**Dataset section**
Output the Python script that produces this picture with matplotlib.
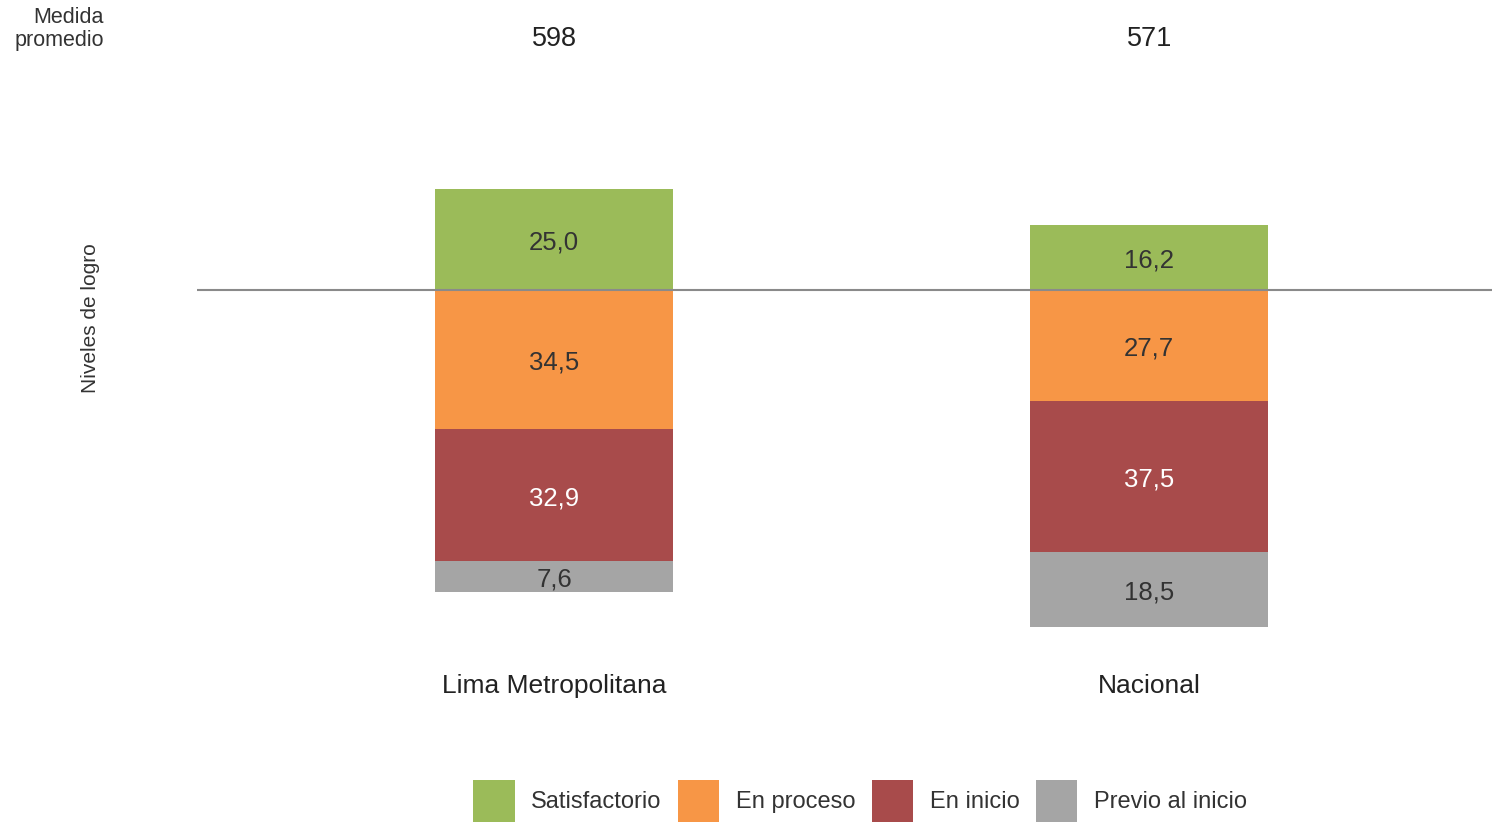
import matplotlib
matplotlib.use('Agg')
import matplotlib.pyplot as plt
from matplotlib.patches import Patch

plt.rcParams['font.family'] = ['Liberation Sans', 'DejaVu Sans']

regions = ['Lima Metropolitana', 'Nacional']
medida = [598, 571]
satisfactorio = [25.0, 16.2]
en_proceso = [34.5, 27.7]
en_inicio = [32.9, 37.5]
previo = [7.6, 18.5]

levels = ['Satisfactorio', 'En proceso', 'En inicio', 'Previo al inicio']
colors = ['#9bbb59', '#f79646', '#a84b4b', '#a5a5a5']
text_colors = ['#333333', '#333333', '#ffffff', '#333333']

W, H = 1492, 822
fig = plt.figure(figsize=(W / 100, H / 100), dpi=100)
ax = fig.add_axes([197 / W, 0, 1 - 197 / W, 1])
ax.set_xlim(-0.6, 1.576)
ax.set_ylim(-132.3, 72.1)
ax.axis('off')

x = [0, 1]
width = 0.4
dy = -0.8  # small nudge so the labels sit centred like the original

# satisfactorio goes up from the baseline, the rest stack downwards
ax.bar(x, satisfactorio, width, bottom=0, color=colors[0])
for i in x:
    ax.text(i, satisfactorio[i] / 2 + dy, f'{satisfactorio[i]:.1f}'.replace('.', ','),
            ha='center', va='center', fontsize=18.5, color=text_colors[0])

bottom = [0.0, 0.0]
for k, vals in enumerate([en_proceso, en_inicio, previo]):
    ax.bar(x, [-v for v in vals], width, bottom=bottom, color=colors[k + 1])
    for i in x:
        ax.text(i, bottom[i] - vals[i] / 2 + dy, f'{vals[i]:.1f}'.replace('.', ','),
                ha='center', va='center', fontsize=18.5, color=text_colors[k + 1])
    bottom = [bottom[i] - vals[i] for i in x]

ax.axhline(0, color='#8a8a8a', lw=1.5)

for i in x:
    ax.text(i, -98.5, regions[i], ha='center', va='center', fontsize=19, color='#222222')
    ax.text(i, 62.4, str(medida[i]), ha='center', va='center', fontsize=19.5, color='#222222')

fig.text(104 / W, 1 - 29 / H, 'Medida\npromedio', ha='right', va='center',
         multialignment='right', fontsize=15.5, color='#333333', linespacing=1.17)
fig.text(90 / W, 1 - 318 / H, 'Niveles de logro', rotation=90, ha='center',
         va='center', fontsize=15, color='#333333')

handles = [Patch(facecolor=c, edgecolor='none') for c in colors]
fig.legend(handles, levels, loc='center', bbox_to_anchor=(860 / W, 1 - 801 / H),
           ncol=4, frameon=False, fontsize=17, handlelength=1.75, handleheight=2.36,
           handletextpad=0.7, columnspacing=0.7, labelcolor='#333333')

fig.savefig('out.png', dpi=100)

**What is required**
Restate, line by line and word for word, everything from the top of the material through the line that contains "previo = [7.6, 18.5]". Leave pictures out.

**Result of the exercise**
Output the Python script that produces this picture with matplotlib.
import matplotlib
matplotlib.use('Agg')
import matplotlib.pyplot as plt
from matplotlib.patches import Patch

plt.rcParams['font.family'] = ['Liberation Sans', 'DejaVu Sans']

regions = ['Lima Metropolitana', 'Nacional']
medida = [598, 571]
satisfactorio = [25.0, 16.2]
en_proceso = [34.5, 27.7]
en_inicio = [32.9, 37.5]
previo = [7.6, 18.5]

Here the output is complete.